Trade war: China to send Liu He to US to sign phase one deal next week but phase two talks remain remote

Trade war: China to send Liu He to US to sign phase one deal next week but phase two talks remain remote

China’s Ministry of Commerce confirmed on Thursday that Vice-Premier Liu He will travel to Washington on Monday to sign the phase one deal with the United States

China has confirmed it will send a delegation led by Vice-Premier Liu He to sign the phase one deal with the United States next Monday, but showed progress on the second phase of negotiations would not materialise any time soon.

Ministry of Commerce spokesman Gao Feng said at a press conference in Beijing on Thursday that Liu “will lead a delegation to visit Washington from January 13 to 15 to sign the phase one deal with the US”. At the same time, Gao said China has “no information” to provide on the phase two talks.

Liu’s trip had been arranged following “an invitation by the US”, the spokesman said, though the vice-premier will not bear the title of “special ambassador of President Xi Jinping”, and will instead travel to Washington as “a Politburo member, Vice-Premier and the China side leader for China-US comprehensive economic dialogue”.

The South China Morning Post reported on Sunday that Liu had  postponed his trip to Washington by eight days to January 13 after US President Donald Trump published a tweet on New Year’s Eve that he would sign the deal on January 15 at the White House.

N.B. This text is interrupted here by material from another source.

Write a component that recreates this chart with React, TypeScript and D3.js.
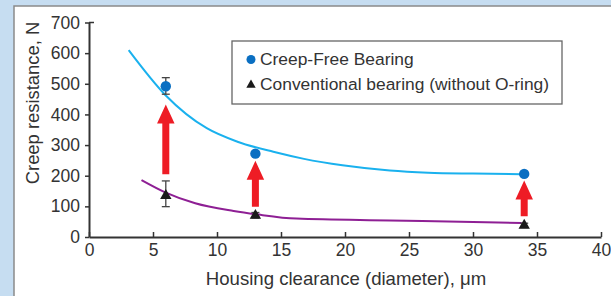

The tweet had surprised officials in Beijing, with China only revising its plans to accommodate Trump’s plan following “a full afternoon’s discussion”, the Post reported.

Gao did not confirm that China had changed its plans or provide details of a proposed phase two part of the trade deal, despite Trump also tweeting that “At a later date I will be going to Beijing where talks will begin on Phase Two!”

But at the same time, Gao said the two countries’ negotiating teams are still “communicating closely” over the specifics of how to sign the deal.

China has been relatively guarded over how the interim deal will be signed compared to the US side, reflecting that officials in Beijing are less enthusiastic than their American counterparts about signing the agreement.

The deal is expected to see China significantly boost purchases of US agricultural products in exchange for the US scaling back some of its existing tariffs on Chinese products. However, China has not confirmed any specific numbers about agricultural product purchases.

Han Jun, a key member in China’s negotiation team and a deputy agriculture minister, was quoted this week by the Chinese magazine Caixin as saying that China has no intention of changing its grain import quota system, a decision that analysts say could make it hard for Beijing to meet US demands that it buy an additional US$80 billion in American agricultural goods over two years.

Gao said China’s grain import quota system was “not contradictory” to the country’s plan of boosting US imports.

Huo Jianguo, the former head of a think tank under China’s Ministry of Commerce, said the signing of the phase one deal will only “temporarily ease of tensions” in bilateral trade relations because some punitive US tariffs will remain.

Huo said the phase two talks will be even more difficult than the phase one deal because the next stage of negotiations will involve structural issues concerning China’s economy that required deeper reforms from Beijing, including changes to industrial policies, subsidies and higher-level opening-up - all of which were much more difficult for Beijing and Washington to achieve a consensus on.

“All the difficult parts were pushed to the phase two negotiation ... and it will be more difficult to reach agreement,” Huo said. “There is no exact information about the agenda of the phase two negotiation, neither from China or the US.”

Larry Hu, chief China economist at Macquarie Capital in Hong Kong, said China was less eager to sign a deal than the US.

“The Trump administration has a presidential election to run but the Chinese government doesn’t,” Hu said.